Plumb v. Duncan Print Group Ltd 
This case has provided some clarity from the Employment Appeals Tribunal in respect of two puzzling areas concerning the carrying forward of annual leave when an employee is prevented from taking it within the leave year because of sickness absence. The first point is that an employee can carry forward accrued but untaken annual leave into a new leave year; even in circumstances where they may have been capable of taking the leave during the relevant year it was accrued. The leave can be carried forward without the requirement being placed on the employee to provide evidence that they have been prevented from taking the leave and means that employees cannot be required to take leave whilst on sick leave. However, as previously established in Sood Enterprises Ltd v. Healy, the carry over of annual leave only applies to the basic 4-weeks leave and not to any additional leave. 
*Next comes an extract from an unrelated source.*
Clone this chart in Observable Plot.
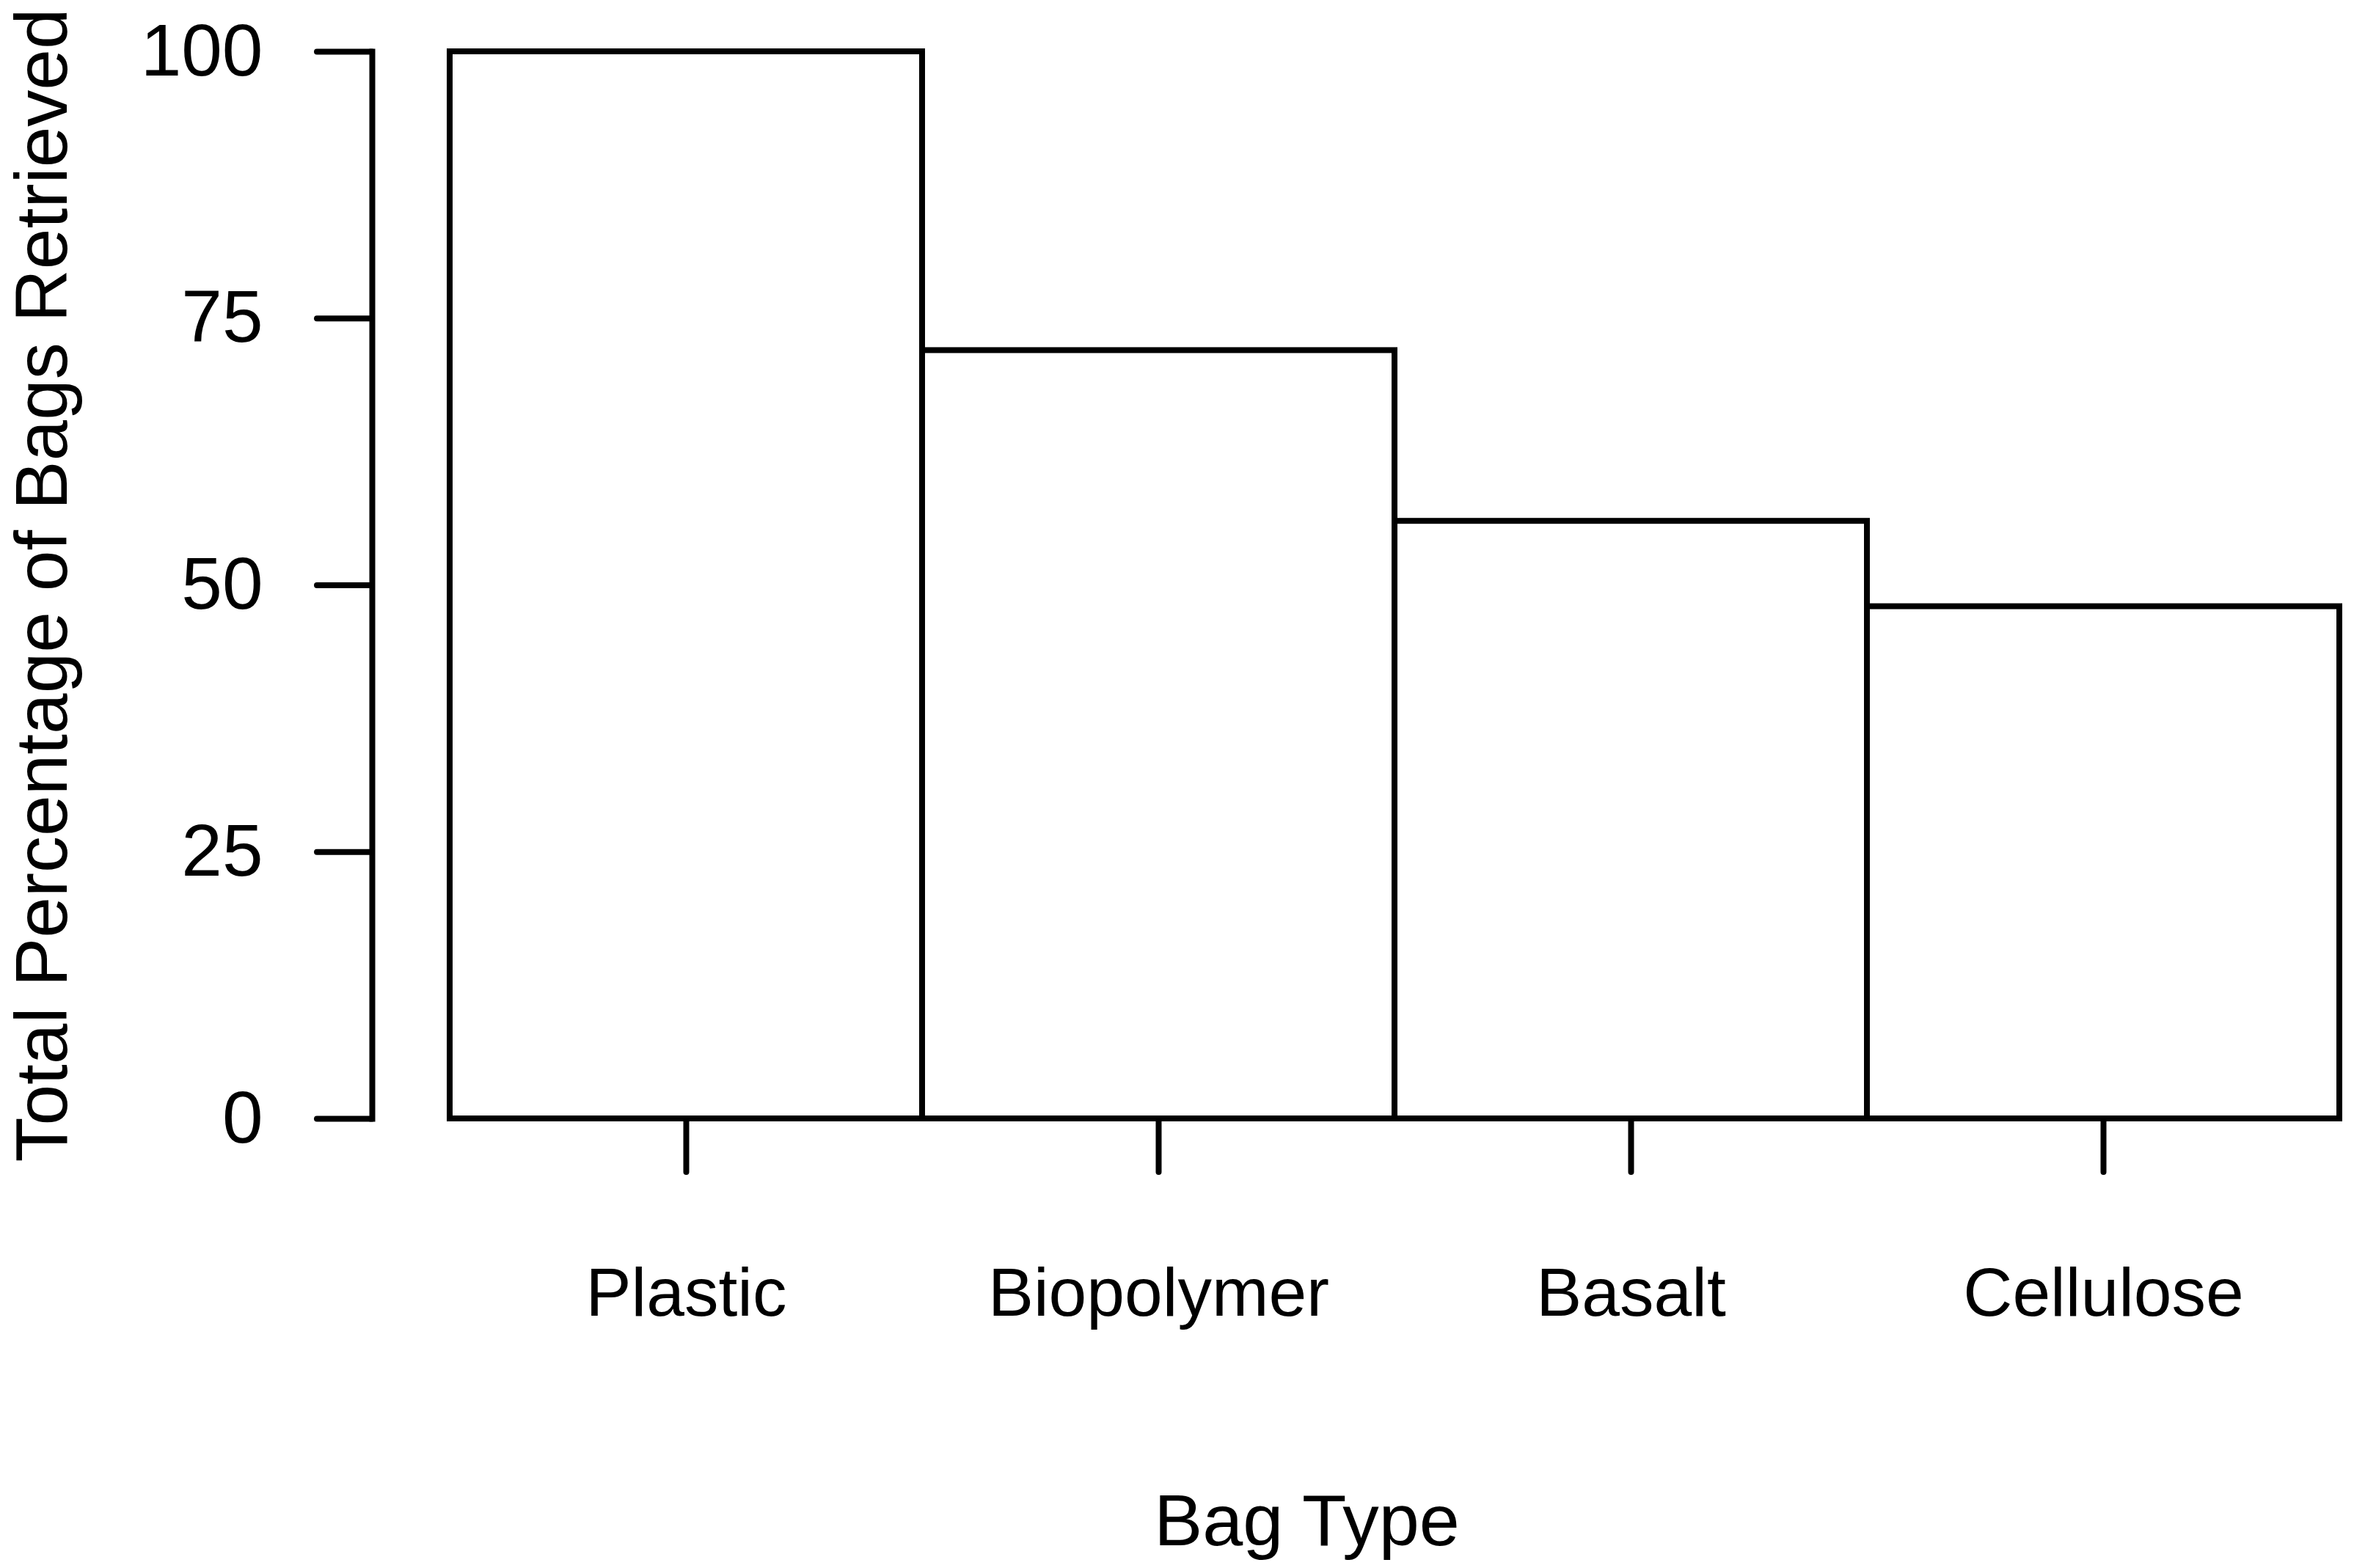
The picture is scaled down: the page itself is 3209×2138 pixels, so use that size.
<!DOCTYPE html>
<html>
<head>
<meta charset="utf-8">
<script src="https://cdn.jsdelivr.net/npm/d3@7"></script>
<script src="https://cdn.jsdelivr.net/npm/@observablehq/plot@0.6"></script>
<style>
  html, body { margin: 0; padding: 0; background: #fff; }
  #chart svg { display: block; }
</style>
</head>
<body>
<div id="chart"></div>
<script>
const bagTypes = ["Plastic", "Biopolymer", "Basalt", "Cellulose"];
const pctRetrieved = [100, 72, 56, 48];
const yTicks = [0, 25, 50, 75, 100];
const xTitle = "Bag Type";
const yTitle = "Total Percentage of Bags Retrieved";

const data = bagTypes.map((t, i) => ({type: t, pct: pctRetrieved[i]}));

const FONT = "'Liberation Sans', Arial, sans-serif";
const SW = 8;

const chart = Plot.plot({
  width: 3209,
  height: 2138,
  marginLeft: 507,
  marginRight: 20,
  marginTop: 70,
  marginBottom: 613,
  style: {fontFamily: FONT, background: "#fff", color: "#000"},
  x: {domain: bagTypes, paddingInner: 0, paddingOuter: 0.08, align: 1, axis: null},
  y: {domain: [0, 100], axis: null},
  marks: [
    Plot.barY(data, {x: "type", y: "pct", fill: "white", stroke: "black", strokeWidth: SW, inset: 0}),
    Plot.frame({anchor: "left", stroke: "black", strokeWidth: SW}),
    Plot.axisY({
      ticks: yTicks, tickSize: 75, tickPadding: 74, fontSize: 100,
      strokeWidth: SW, strokeLinecap: "round", label: null, tickFormat: d => String(d)
    }),
    Plot.axisX({
      tickSize: 73, tickPadding: 129, fontSize: 93,
      strokeWidth: SW, strokeLinecap: "round", label: null
    }),
    Plot.text([yTitle], {
      text: d => d, frameAnchor: "left", rotate: -90, dx: -449,
      textAnchor: "middle", lineAnchor: "middle", fontSize: 100, fill: "black"
    }),
    Plot.text([xTitle], {
      text: d => d, frameAnchor: "bottom", dx: -67, dy: 511,
      textAnchor: "middle", lineAnchor: "top", fontSize: 99, fill: "black"
    })
  ]
});
document.getElementById("chart").appendChild(chart);
</script>
</body>
</html>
The second point of clarification coming out of this case, is that any leave carried forward as a result of an employees sickness absence, can only be postponed for up to 18-months following the end of the leave year in which it was accrued, it cannot be carried over indefinitely. In Mr Plumb's case; he had been absent from work for 4-years following an accident in April 2010, until his eventual dismissal in February 2014. He made a request to be able to take his untaken leave accrued between 2010 and 2013 and was allowed to take holiday for 2013, but not for the previous years. The EAT awarded him compensation in lieu of 4-weeks annual leave in 2012, but he was not awarded anything for 2010 and 2011. Both parties have been given leave to appeal to the Court of Appeal, so this one may run further; but in the meantime, employers can place restrictions on when carried over annual leave is taken. 
And Finally... 
Political correctness gone mad... 
The University of Nottingham has been branded 'idiotic' by employment lawyers after it refused to publish a job title with the word 'junior' in it. The Ad was for a 'Junior PR Consultant' and was being placed with the University's career service by Rhizome PR; the Career's service refused to publish it unless the title was changed to 'entry level', 'graduate' or 'trainee'. Although the Company's managing director, Emily Garnham opted to change the word to 'trainee', she remains puzzled by the University's response and commented within her blog that various dictionary definitions of the word 'junior' include 'lower in rank or status' and stated "in the world of business, while we must all be PC, we are not all equal". 
In response; the University have stated "we understand that the term 'junior' could be perceived as discriminatory and so to protect employers who are advertising a vacancy with us, we advise against the use of this term." 
In our view; whilst there are some words used in recruitment advertising that could be perceived as being discriminatory, 'junior' is not one of them!!!